2018年の『ナイツ・テイル』初演時に、ポール・ゴードンさんと出会った上白石さん。その時に『ジェーン・エア』の楽曲を「聞いてみて」と勧められたんだそう。

『ダディ・ロングレッグス』の作曲もポール・ゴードンさん。壮大で力強い中に遊び心溢れる楽曲たちに、上白石さんは「ジェーンの気持ちや心の叫びが音になっていて、これは魅惑の楽曲たちだなと」感じたと話します。屋比久さんも「メロディにとても心が掻き立てられる」と、それぞれのキャラクターや個性が溢れている楽曲が本作品の魅力をより引き出しています。

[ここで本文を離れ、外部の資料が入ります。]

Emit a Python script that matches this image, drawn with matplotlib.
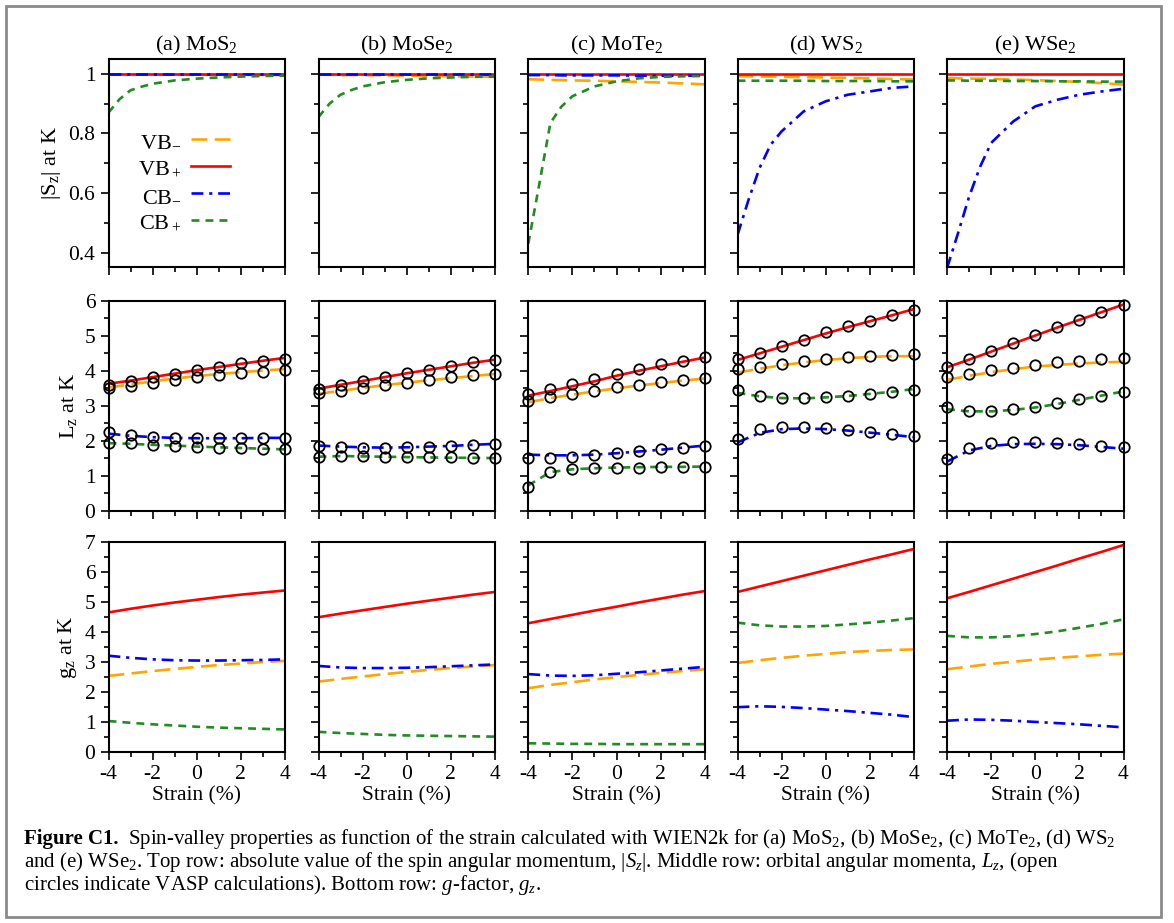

ミュージカル『ジェーン・エア』は3月11日(土)〜4月2日(日)東京芸術劇場プレイハウスにて上演。4月7日(金)〜4月13日(木)大阪・梅田芸術劇場シアター・ドラマシティで上演予定です。公式HPはこちら

ミワ

曲も一部書き換えられているという今作。演出も変わり、新しく生まれ変わる『ジェーン・エア』に期待が高まります。